Another successful comedy series Casey produced was Hinge and Bracket, who he initially thought were two genuine old ladies when he first saw their act on TV. It was fellow BBC producer Mike Craig who, highly amused, pointed out that they were actually two young men in drag. The closing credits on the resulting series, which he produced, included a reference to him as Gentleman James Casey, a typically Northern compliment, meaning a genuine gentlemen.

A promising Des O'Connor radio series was ruined by the BBC reneging on the promise of a prime weekend timeslot; but Mike Yarwood and the young Morecambe and Wise also profited from Casey's witty scripts. He also worked closely with Eric and Ernie's eventual TV scriptwriter Eddie Braben (in the comedy sketch series The Worst Show on the Wireless – in which his son David Casey, and his cousin Eli Woods, also featured), produced Roy Castle on radio in Castle's on the Air (Roy Castle had begun his career, in the 1950s, as a member of Jimmy James and Co in the variety theatres), and he discovered and promoted a young Alison Steadman (also in The Worst Show on the Wireless).

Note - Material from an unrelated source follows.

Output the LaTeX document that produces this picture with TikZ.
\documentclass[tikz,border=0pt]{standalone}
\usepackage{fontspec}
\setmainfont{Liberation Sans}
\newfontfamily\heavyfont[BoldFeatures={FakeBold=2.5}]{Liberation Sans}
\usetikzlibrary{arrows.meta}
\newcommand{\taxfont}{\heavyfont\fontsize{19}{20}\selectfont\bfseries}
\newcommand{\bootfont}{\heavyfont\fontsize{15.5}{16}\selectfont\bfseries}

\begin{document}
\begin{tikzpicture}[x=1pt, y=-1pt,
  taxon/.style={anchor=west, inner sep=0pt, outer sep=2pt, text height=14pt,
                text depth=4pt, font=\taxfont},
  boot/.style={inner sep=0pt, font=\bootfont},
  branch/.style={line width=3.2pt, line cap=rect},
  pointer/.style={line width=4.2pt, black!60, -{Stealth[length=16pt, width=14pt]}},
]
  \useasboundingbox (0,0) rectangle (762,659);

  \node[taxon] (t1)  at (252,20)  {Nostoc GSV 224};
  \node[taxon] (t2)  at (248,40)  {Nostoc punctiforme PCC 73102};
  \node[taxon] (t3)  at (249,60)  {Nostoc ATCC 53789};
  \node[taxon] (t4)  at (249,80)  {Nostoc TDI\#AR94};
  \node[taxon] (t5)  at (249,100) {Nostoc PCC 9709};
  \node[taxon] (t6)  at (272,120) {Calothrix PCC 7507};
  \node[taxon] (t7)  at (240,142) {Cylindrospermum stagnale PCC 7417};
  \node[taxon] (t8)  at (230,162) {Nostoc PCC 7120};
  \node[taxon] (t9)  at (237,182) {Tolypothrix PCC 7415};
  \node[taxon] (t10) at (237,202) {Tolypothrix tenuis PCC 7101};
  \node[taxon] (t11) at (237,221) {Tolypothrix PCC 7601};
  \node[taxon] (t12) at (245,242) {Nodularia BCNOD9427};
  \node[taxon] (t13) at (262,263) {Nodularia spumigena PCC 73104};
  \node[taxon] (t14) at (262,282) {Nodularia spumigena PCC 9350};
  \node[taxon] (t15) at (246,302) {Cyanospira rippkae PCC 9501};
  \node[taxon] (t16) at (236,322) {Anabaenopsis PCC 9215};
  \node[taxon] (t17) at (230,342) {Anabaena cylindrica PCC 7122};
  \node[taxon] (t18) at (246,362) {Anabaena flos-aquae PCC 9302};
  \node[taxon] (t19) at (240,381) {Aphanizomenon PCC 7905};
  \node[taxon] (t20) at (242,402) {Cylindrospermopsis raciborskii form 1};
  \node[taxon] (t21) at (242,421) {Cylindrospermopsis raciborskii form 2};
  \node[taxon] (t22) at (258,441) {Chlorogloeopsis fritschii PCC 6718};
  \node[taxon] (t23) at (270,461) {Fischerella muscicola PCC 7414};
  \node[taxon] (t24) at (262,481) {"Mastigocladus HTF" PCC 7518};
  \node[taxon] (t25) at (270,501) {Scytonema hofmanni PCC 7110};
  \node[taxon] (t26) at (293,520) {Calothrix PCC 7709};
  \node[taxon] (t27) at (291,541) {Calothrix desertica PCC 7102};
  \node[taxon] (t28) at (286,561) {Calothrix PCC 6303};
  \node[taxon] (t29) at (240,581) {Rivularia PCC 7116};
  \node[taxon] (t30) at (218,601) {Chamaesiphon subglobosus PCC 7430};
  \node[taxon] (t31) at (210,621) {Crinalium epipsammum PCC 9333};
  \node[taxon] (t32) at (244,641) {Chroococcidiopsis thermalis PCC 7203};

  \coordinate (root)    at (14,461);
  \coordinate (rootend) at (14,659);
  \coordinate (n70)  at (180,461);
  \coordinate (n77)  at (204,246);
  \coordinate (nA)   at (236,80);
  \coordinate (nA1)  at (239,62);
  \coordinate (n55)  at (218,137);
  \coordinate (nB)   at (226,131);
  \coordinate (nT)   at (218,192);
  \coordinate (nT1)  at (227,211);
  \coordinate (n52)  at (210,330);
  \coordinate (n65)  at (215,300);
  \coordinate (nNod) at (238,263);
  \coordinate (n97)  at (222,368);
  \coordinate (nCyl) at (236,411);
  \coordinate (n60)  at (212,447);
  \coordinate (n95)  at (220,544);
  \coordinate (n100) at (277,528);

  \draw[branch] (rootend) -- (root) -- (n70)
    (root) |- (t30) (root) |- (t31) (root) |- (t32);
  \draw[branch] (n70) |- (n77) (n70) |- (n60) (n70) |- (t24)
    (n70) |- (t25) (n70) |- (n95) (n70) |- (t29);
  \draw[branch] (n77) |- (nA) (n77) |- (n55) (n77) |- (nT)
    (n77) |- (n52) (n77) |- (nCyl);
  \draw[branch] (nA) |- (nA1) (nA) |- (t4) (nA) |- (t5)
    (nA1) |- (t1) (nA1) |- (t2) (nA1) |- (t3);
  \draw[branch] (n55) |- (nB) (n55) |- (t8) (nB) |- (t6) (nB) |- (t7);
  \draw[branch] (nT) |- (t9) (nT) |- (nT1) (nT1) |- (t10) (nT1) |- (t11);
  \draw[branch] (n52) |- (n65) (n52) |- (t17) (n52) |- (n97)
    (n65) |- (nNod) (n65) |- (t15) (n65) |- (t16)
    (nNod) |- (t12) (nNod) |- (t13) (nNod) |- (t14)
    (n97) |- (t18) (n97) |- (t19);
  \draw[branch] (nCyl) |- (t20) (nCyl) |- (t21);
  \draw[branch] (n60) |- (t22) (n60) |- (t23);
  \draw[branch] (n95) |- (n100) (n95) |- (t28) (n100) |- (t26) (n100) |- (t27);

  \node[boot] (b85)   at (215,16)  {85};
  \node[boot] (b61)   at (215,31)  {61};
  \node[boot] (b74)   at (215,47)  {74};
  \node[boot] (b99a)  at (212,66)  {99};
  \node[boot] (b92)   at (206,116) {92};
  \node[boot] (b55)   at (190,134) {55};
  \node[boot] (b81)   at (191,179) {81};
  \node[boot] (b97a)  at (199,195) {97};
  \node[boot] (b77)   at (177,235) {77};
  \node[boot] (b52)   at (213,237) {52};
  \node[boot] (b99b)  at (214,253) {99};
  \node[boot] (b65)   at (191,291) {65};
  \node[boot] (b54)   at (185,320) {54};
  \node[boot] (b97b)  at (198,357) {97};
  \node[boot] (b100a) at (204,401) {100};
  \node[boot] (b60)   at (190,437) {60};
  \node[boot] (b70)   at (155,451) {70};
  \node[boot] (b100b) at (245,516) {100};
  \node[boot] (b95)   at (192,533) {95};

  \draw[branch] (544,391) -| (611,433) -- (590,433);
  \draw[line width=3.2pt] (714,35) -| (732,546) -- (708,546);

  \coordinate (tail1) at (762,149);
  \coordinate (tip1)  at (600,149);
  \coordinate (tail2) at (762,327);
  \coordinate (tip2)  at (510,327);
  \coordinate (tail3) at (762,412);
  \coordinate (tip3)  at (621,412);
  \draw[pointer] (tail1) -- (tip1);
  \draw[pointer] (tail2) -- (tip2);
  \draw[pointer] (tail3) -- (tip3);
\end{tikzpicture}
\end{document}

In 1982 he retired from the BBC, just before Ken Dodd could ask him to produce yet more radio shows. Upon retiring from radio, Casey revived his father's variety act to great acclaim with Roy Castle and Eli Woods, on The Michael Parkinson Show on BBC television in 1982. As a result of that appearance, they were invited to include the act in that year's Royal Variety Performance. With Woods, Casey then worked the surviving variety theatres with the act for the following 25 years.

As a measure of his stature within the profession, many famous stars willingly appeared as the second stooge in the act during those years, including Roy Castle, Ray Alan, Jimmy Cricket, Roy Hudd, Paul Shane, Reg Varney, Les Dawson, Mike Craig, Don McLean, Charlie Williams, Dave Evans, and Johnny Casson.

It is still possible to hear The Clitheroe Kid, Listen to Les, and Hinge and Bracket, on BBC Radio 4 Extra.